Patrick Stayton, the Distinguished Career Professor of Bioengineering and director of the UW Molecular Engineering and Sciences Institute, and Valerie Daggett, professor of bioengineering, will present 2016-2017 UW Medicine Science in Medicine Lectures. The Science in Medicine Lecture series, presented on behalf of the School of Medicine and Council on Research and Graduate Education, features talks by UW Medicine faculty researchers and clinicians on topics representing the breadth and diversity of UW Medicine’s cutting-edge research and clinical care.

Patrick Stayton’s talk details

Wednesday, November 30, 2016
1-2 p.m.
Turner Auditorium, Health Sciences Building D-209

Molecular bioengineering of biologic drug therapies

Biologic drug therapies based on proteins, RNA, DNA and engineered cells have the broad target range that could translate the potential of the Genome Era into impactful new classes of therapeutics and Individualized Medicines.  Today, however, biologic drug therapies are often limited by delivery and manufacturing barriers. We have been developing RAFT-based polymeric drug carriers and cell manufacturing systems that enable new approaches to biologic therapies.  These platforms also provide opportunities for small molecule therapies and biomarker/diagnostic profiling.  The delivery systems for proteins and nucleic acids mimic the highly efficient intracellular delivery systems found in pathogenic viruses and organisms. The carriers are applicable to a wide range of biotherapeutics, and might open up new families of peptide, antibody or nucleic acid drug candidates that attack previously inaccessible intracellular targets.  Polymeric materials of a similar class are being developed to improve biomarker and cell isolation technologies, as well as to improve biological manipulation steps necessary to scale and streamline new T-cell and stem cell therapies. This talk will highlight some of the new capabilities of these therapeutic, diagnostic, and cell manufacturing platforms.

About Patrick Stayton

Distinguished Career Professor of Bioengineering Patrick Stayton develops new drug delivery systems and diagnostic technologies to enable earlier detection and treatment of cancer, infectious disease and other illnesses. As a world-renowned researcher in molecular bioengineering, Dr. Stayton has published over 200 scientific papers. He is inventor or co-inventor on over 15 patents and patent applications, and has spun out two companies, Nexgenia and PhaseRX. He has received numerous national awards for his research and service promoting opportunities for underrepresented minorities in science and engineering.

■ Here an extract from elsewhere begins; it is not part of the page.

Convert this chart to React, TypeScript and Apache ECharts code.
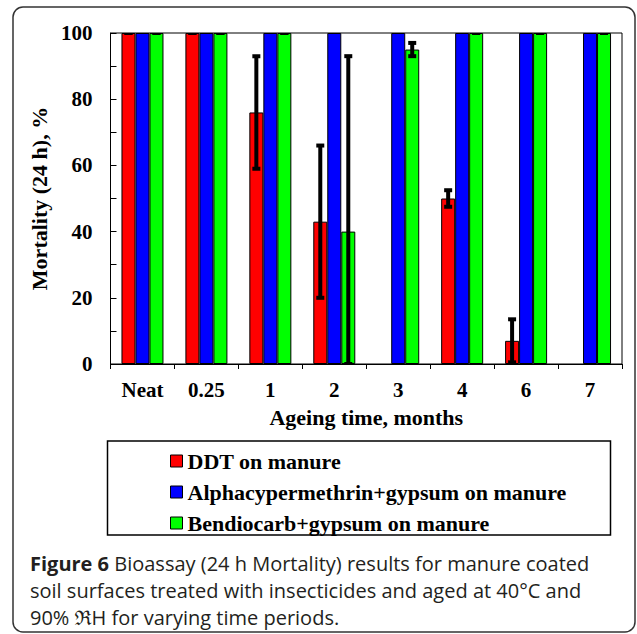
import React, { useEffect, useRef } from "react";
import * as echarts from "echarts";

const categories = ["Neat", "0.25", "1", "2", "3", "4", "6", "7"];
const ddt = [100, 100, 76, 43, 0, 50, 7, 0];
const alpha = [100, 100, 100, 100, 100, 100, 100, 100];
const bendio = [100, 100, 100, 40, 95, 100, 100, 100];
const ddtErr: (number | null)[] = [0, 0, 17, 23, null, 2.5, 6.5, null];
const bendioErr: (number | null)[] = [0, 0, 0, 53, 2, 0, 0, 0];
const seriesNames = [
  "DDT on manure",
  "Alphacypermethrin+gypsum on manure",
  "Bendiocarb+gypsum on manure",
];
const yLabelTicks = [0, 20, 40, 60, 80, 100];
const xAxisTitle = "Ageing time, months";
const yAxisTitle = "Mortality (24 h), %";
const captionLines = [
  " Bioassay (24 h Mortality) results for manure coated",
  "soil surfaces treated with insecticides and aged at 40°C and",
  "90% \u211CH for varying time periods.",
];

const SERIF = "'Liberation Serif', 'Times New Roman', serif";
const SANS = "'Open Sans', 'Noto Sans', sans-serif";
const CAP = 20;

function errData(vals: number[], errs: (number | null)[]) {
  const out: number[][] = [];
  errs.forEach((e, i) => {
    if (e !== null) out.push([i, vals[i], e]);
  });
  return out;
}

// zero-height bars are not drawn (no visible outline at the axis in the reference)
const barData = (vals: number[]) => vals.map((v) => (v === 0 ? null : v));

function makeErrRender(offset: number) {
  return (params: any, api: any) => {
    const i = api.value(0);
    const v = api.value(1);
    const e = api.value(2);
    const top = api.coord([i, v + e]);
    const bot = api.coord([i, Math.max(0, v - e)]);
    const cx = top[0] + offset;
    return {
      type: "group",
      children: [
        {
          type: "line",
          shape: { x1: cx, y1: top[1], x2: cx, y2: bot[1] },
          style: { stroke: "#000", lineWidth: 4 },
        },
        {
          type: "rect",
          shape: { x: cx - 4, y: top[1] - 2, width: 8, height: 4 },
          style: { fill: "#000" },
        },
        {
          type: "rect",
          shape: { x: cx - 4, y: bot[1] - 2, width: 8, height: 4 },
          style: { fill: "#000" },
        },
      ],
    };
  };
}

export default function App() {
  const ref = useRef<HTMLDivElement>(null);
  useEffect(() => {
    if (!ref.current) return;
    const chart = echarts.init(ref.current, null, { renderer: "svg" });
    const barBase = {
      type: "bar",
      barWidth: 14,
      barGap: "0%",
      itemStyle: { borderColor: "#000", borderWidth: 1 },
      z: 2,
    };
    chart.setOption({
      animation: false,
      backgroundColor: "#fff",
      grid: {
        left: 110.5,
        right: 15,
        top: 33,
        bottom: 270,
        show: true,
        borderColor: "#000",
        borderWidth: 1,
        backgroundColor: "transparent",
      },
      legend: {
        orient: "vertical",
        left: 165,
        top: 445,
        itemWidth: 12,
        itemHeight: 12,
        itemGap: 9,
        icon: "rect",
        data: seriesNames,
        itemStyle: { borderColor: "#000", borderWidth: 1 },
        textStyle: {
          fontFamily: SERIF,
          fontWeight: "bold",
          fontSize: 22,
          color: "#000",
        },
      },
      xAxis: {
        type: "category",
        data: categories,
        axisLine: { lineStyle: { color: "#000", width: 1 } },
        axisTick: { show: true, length: 5, lineStyle: { color: "#000" } },
        axisLabel: {
          fontFamily: SERIF,
          fontWeight: "bold",
          fontSize: 21,
          color: "#000",
          margin: 15,
        },
        name: xAxisTitle,
        nameLocation: "middle",
        nameGap: 42,
        nameTextStyle: {
          fontFamily: SERIF,
          fontWeight: "bold",
          fontSize: 22,
          color: "#000",
        },
      },
      yAxis: {
        type: "value",
        min: 0,
        max: 100,
        interval: 10,
        splitLine: { show: false },
        axisLine: { show: true, lineStyle: { color: "#000", width: 1 } },
        axisTick: {
          show: true,
          inside: true,
          length: 6,
          lineStyle: { color: "#000" },
        },
        axisLabel: {
          fontFamily: SERIF,
          fontWeight: "bold",
          fontSize: 21,
          color: "#000",
          margin: 18,
          formatter: (v: number) => (yLabelTicks.includes(v) ? String(v) : ""),
        },
        name: yAxisTitle,
        nameLocation: "middle",
        nameGap: 58,
        nameTextStyle: {
          fontFamily: SERIF,
          fontWeight: "bold",
          fontSize: 22,
          color: "#000",
        },
      },
      series: [
        { ...barBase, name: seriesNames[0], data: barData(ddt), itemStyle: { ...barBase.itemStyle, color: "#FF0000" } },
        { ...barBase, name: seriesNames[1], data: barData(alpha), itemStyle: { ...barBase.itemStyle, color: "#0000FF" } },
        { ...barBase, name: seriesNames[2], data: barData(bendio), itemStyle: { ...barBase.itemStyle, color: "#00FF00" } },
        {
          type: "custom",
          name: "ddt-err",
          data: errData(ddt, ddtErr),
          encode: { x: 0, y: 1 },
          renderItem: makeErrRender(-14),
          clip: true,
          z: 5,
        },
        {
          type: "custom",
          name: "bendio-err",
          data: errData(bendio, bendioErr),
          encode: { x: 0, y: 1 },
          renderItem: makeErrRender(14),
          clip: true,
          z: 5,
        },
      ],
      graphic: [
        {
          type: "rect",
          shape: { x: 13, y: 7, width: 622, height: 625, r: 10 },
          style: { fill: "none", stroke: "#333", lineWidth: 1.5 },
          silent: true,
        },
        {
          type: "rect",
          shape: { x: 107.5, y: 441, width: 503, height: 94 },
          style: { fill: "none", stroke: "#000", lineWidth: 1.5 },
          silent: true,
        },
        {
          type: "text",
          x: 30,
          y: 563,
          style: {
            text: "{b|Figure 6}" + captionLines[0],
            fontFamily: SANS,
            fontSize: CAP,
            fill: "#231F20",
            verticalAlign: "middle",
            rich: {
              b: { fontFamily: SANS, fontSize: CAP, fontWeight: "bold", fill: "#231F20" },
            },
          },
        },
        {
          type: "text",
          x: 30,
          y: 590,
          style: {
            text: captionLines[1],
            fontFamily: SANS,
            fontSize: CAP,
            fill: "#231F20",
            verticalAlign: "middle",
          },
        },
        {
          type: "text",
          x: 30,
          y: 617,
          style: {
            text: captionLines[2],
            fontFamily: SANS,
            fontSize: CAP,
            fill: "#231F20",
            verticalAlign: "middle",
          },
        },
      ],
    });
    return () => chart.dispose();
  }, []);
  return (
    <div
      ref={ref}
      style={{ position: "fixed", left: 0, top: 0, width: 637, height: 634 }}
    />
  );
}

He is a founding director of UW’s Institute for Molecular Engineering and Science and Center for Intracellular Delivery of Biologics.

Valerie Daggett’s talk details

Dynameomics: From Simulation of All Protein Folds to the Design of Amyloid Inhibitors and Diagnostics

Thursday, January 26, 2017
Time TBD
Location TBD

Talk abstract

We have been involved in the development and use of atomistic computer simulations of proteins to characterize protein dynamics, unfolding, and conformational changes associated with disease. In so doing we discovered a novel structure adopted by amyloidogenic proteins, but not ‘normal’ proteins, and we proposed that it defines the toxic soluble oligomers formed en route to the nontoxic mature fibrils. As such, this structure, which we call a-sheet, represents a novel target for amyloid therapeutics and diagnostics. We have designed, synthesized, and tested compounds to be complementary to this ‘toxic’ structure and they inhibit amyloid formation of Ab (Alzheimer’s Disease), transthyretin (systemic amyloid disease and heart disease), and amylin (type 2 diabetes).

About Valerie Daggett

Valerie Daggett obtained her BA from Reed College in Portland Oregon in 1983. A couple of years later she went to the University of California, San Francisco for her PhD (awarded in 1990) and was then a postdoctoral fellow at Stanford University. She joined the faculty at UW in 1993 where she is a professor in the Department of Bioengineering. She has published over 230 scientific papers.

About the Science in Medicine Lecture Series

The Science in Medicine Lecture Series was officially established in 1976 as a means of recognizing and honoring notable School of Medicine faculty research achievements and providing an opportunity for researchers to be apprised of findings outside of their immediate field. See a complete list of previous Science in Medicine speakers (opens in new window). The series has evolved since its inception and now consists of five lecture categories: Science in Medicine Lectures, New Investigator Lectures, the WWAMI Lecture, the Distinguished Scientist Lecture and the Annual Lecture. The speakers are nominated by members of the UW scientific community and final selection is determined by a committee of peers from the Council on Research and Graduate Education.